Thanks. Looking forward to it!

loanranger

03/08/19 11:29 AM

#257782 RE: zandant #257770

"The Lip said the well will run dry by March 31st."

Not exactly. He said something that wasn't nearly as clear as that:
"To continue as a going concern, we must secure additional funding to support our current operating plan in the fiscal quarter ended March 31, 2019."

The "going concern" concept hasn't even been totally sorted out by the creators of the phrase.
"A going concern is a business that functions without the threat of liquidation for the foreseeable future, which is usually regarded as at least the next 12 months."
If an auditor feels that there is a question about that they must say so in their annual opinion. If they believe that a Company is not a going concern they actually have to require that management-prepared financial statements be prepared in a way that reflects that belief. For example, if an asset is being depreciated over its useful life of 5 years, it might be written down to what it's actually market value is as if it had to be sold, which is typically very different. It's pretty unusual.

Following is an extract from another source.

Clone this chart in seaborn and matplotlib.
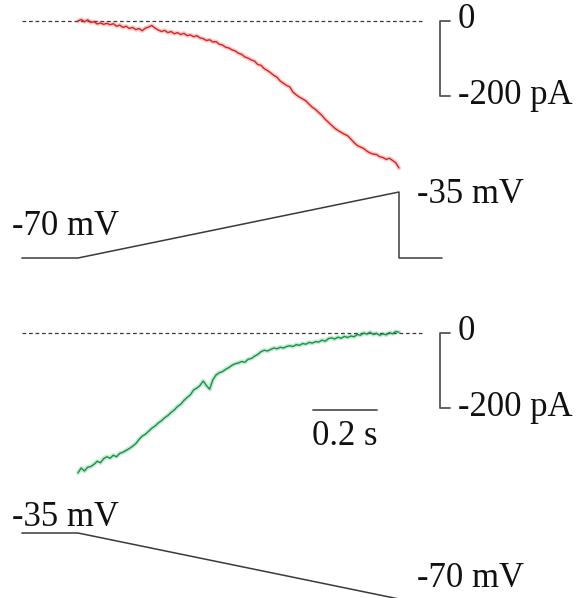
import numpy as np
import pandas as pd
import seaborn as sns
import matplotlib.pyplot as plt

# --- recorded traces: current (pA) sampled every 10 ms from ramp onset ---
current_up = [0, 4, -2, 3, -4, -2, -8, -5, -9, -6,
              -10, -7, -14, -11, -17, -14, -20, -17, -23, -20,
              -26, -19, -16, -12, -19, -24, -28, -25, -31, -28,
              -34, -31, -36, -33, -39, -37, -42, -39, -45, -47,
              -52, -50, -56, -55, -62, -64, -70, -72, -77, -80,
              -86, -89, -96, -99, -104, -107, -116, -118, -127, -132,
              -138, -145, -150, -160, -166, -172, -176, -190, -197, -203,
              -208, -213, -222, -230, -236, -244, -252, -262, -270, -278,
              -286, -292, -297, -302, -306, -315, -324, -332, -336, -340,
              -347, -352, -355, -356, -362, -364, -369, -366, -372, -378,
              -392]

current_down = [-373, -360, -368, -358, -356, -350, -342, -346, -335, -330,
                -334, -326, -330, -321, -318, -313, -308, -302, -295, -284,
                -275, -270, -262, -254, -248, -240, -234, -226, -220, -212,
                -205, -196, -190, -180, -172, -165, -152, -147, -140, -128,
                -140, -150, -125, -112, -106, -103, -97, -92, -86, -82,
                -80, -76, -78, -70, -68, -62, -57, -50, -46, -48,
                -44, -40, -42, -38, -40, -36, -34, -36, -31, -33,
                -28, -30, -25, -27, -23, -24, -19, -22, -15, -13,
                -16, -11, -14, -9, -12, -8, -10, -4, -6, 0,
                -3, 2, -4, -1, -6, -2, -5, 1, -2, 4,
                2]

sample_dt = 0.01  # s
time_up = [round(k * sample_dt, 2) for k in range(len(current_up))]
time_down = [round(k * sample_dt, 2) for k in range(len(current_down))]

# --- voltage command protocols (s, mV) ---
cmd_up_t = [-0.175, 0.0, 1.0, 1.0, 1.134]
cmd_up_v = [-70, -70, -35, -70, -70]
cmd_down_t = [-0.175, 0.0, 1.0]
cmd_down_v = [-35, -35, -70]

# --- scale bars ---
scale_current = [0, -200]   # pA
scale_time = 0.2            # s

# figure geometry in pixels
W, H = 578, 598
T0_PX, PX_PER_S = 78, 321
PX_PER_PA = 75 / 200
PX_PER_MV = 66 / 35

sns.set_theme(style="white")
plt.rcParams['font.family'] = ['Liberation Serif', 'DejaVu Serif']
plt.rcParams['text.color'] = '#111111'

fig = plt.figure(figsize=(W / 100, H / 100), dpi=100)


def overlay_axes(ref_px, ref_val, px_per_unit):
    ax = fig.add_axes([0, 0, 1, 1])
    ax.set_xlim(-T0_PX / PX_PER_S, (W - T0_PX) / PX_PER_S)
    ax.set_ylim(ref_val - (H - ref_px) / px_per_unit, ref_val + ref_px / px_per_unit)
    ax.axis('off')
    ax.patch.set_alpha(0)
    return ax


ax_i1 = overlay_axes(21, 0, PX_PER_PA)
ax_v1 = overlay_axes(192, -35, PX_PER_MV)
ax_i2 = overlay_axes(333, 0, PX_PER_PA)
ax_v2 = overlay_axes(533, -35, PX_PER_MV)

red = '#d8231f'
green = '#0e9644'
grey = '#3a3a3a'
bar_grey = '#555555'
fs = 25

t_start, t_dash_end = -0.1745, 1.0717
t_bar = (440 - T0_PX) / PX_PER_S
t_tick = (450 - T0_PX) / PX_PER_S
t_lab = (458 - T0_PX) / PX_PER_S

for ax, t, i, col in [(ax_i1, time_up, current_up, red),
                      (ax_i2, time_down, current_down, green)]:
    df = pd.DataFrame({'t': t, 'i': i})
    # zero-current reference
    ax.plot([t_start, t_dash_end], [0, 0], color=grey, lw=0.9,
            dashes=(3, 2.2))
    # soft halo + trace
    sns.lineplot(data=df, x='t', y='i', ax=ax, color=col, lw=3.2, alpha=0.22,
                 estimator=None, sort=False)
    sns.lineplot(data=df, x='t', y='i', ax=ax, color=col, lw=1.0,
                 estimator=None, sort=False)
    # current scale bracket
    ax.plot([t_tick, t_bar, t_bar, t_tick],
            [scale_current[0], scale_current[0], scale_current[1], scale_current[1]],
            color=bar_grey, lw=1.3)
    ax.text(t_lab, scale_current[0] + 4, '0', fontsize=fs, va='center', ha='left')
    ax.text(t_lab, scale_current[1] + 2, '-200 pA', fontsize=fs,
            va='center', ha='left')

# time scale bar
t_sb0 = (313 - T0_PX) / PX_PER_S
ax_i2.plot([t_sb0, t_sb0 + scale_time], [-205, -205], color=bar_grey, lw=1.3)
ax_i2.text(t_sb0 + scale_time / 2, -275, '0.2 s', fontsize=fs, ha='center', va='center')

# voltage commands
for ax, t, v in [(ax_v1, cmd_up_t, cmd_up_v), (ax_v2, cmd_down_t, cmd_down_v)]:
    sns.lineplot(x=t, y=v, ax=ax, color=grey, lw=1.1, estimator=None, sort=False)

t_left_lab = (12 - T0_PX) / PX_PER_S
t_right_lab = (417 - T0_PX) / PX_PER_S
ax_v1.text(t_right_lab, -36.5, '-35 mV', fontsize=fs, va='center', ha='left')
ax_v1.text(t_left_lab, -53.5, '-70 mV', fontsize=fs, va='center', ha='left')
ax_v2.text(t_left_lab, -27, '-35 mV', fontsize=fs, va='center', ha='left')
ax_v2.text(t_right_lab, -59, '-70 mV', fontsize=fs, va='center', ha='left')

fig.savefig('out.png', dpi=100, facecolor='white')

Since the CEO is a CPA, albeit not registered ("If a registration has lapsed without explanation, the record is marked NOT REGISTERED."), he is likely to be using the term technically versus in some general way. We know that at last report the MFO was still in a position to exercise some warrants to buy Preferred, so there's an agreement in place to provide "funding to support our current operating plan"....it's just not enough, according to the Company's projections, to cover the period from 4/1/19 to 3/31/20. AND the funding is at the option of the MFO.
So his statement was technically correct. In the next 10-Q, if a new funding Agreement isn't in place at the date of issuance, I expect that the new Auditor would "recommend" that the Company include a more specific "going concern" statement in that 10-Q.

It's a little more complicated than "the well will run dry by March 31st" and I doubt that that's what he was implying. It was somewhere between a boilerplate statement and a CYA statement with new emphasis.

FWIW, the auditor change wasn't fully explained (kind of like Tobin's departure), but was reportedly done for economic reasons. However this type of issue, especially in an annual situation that calls for a formal opinion, can be difficult for both managers and auditors (and Audit Committee Chairmen) and may have played a part in that decision.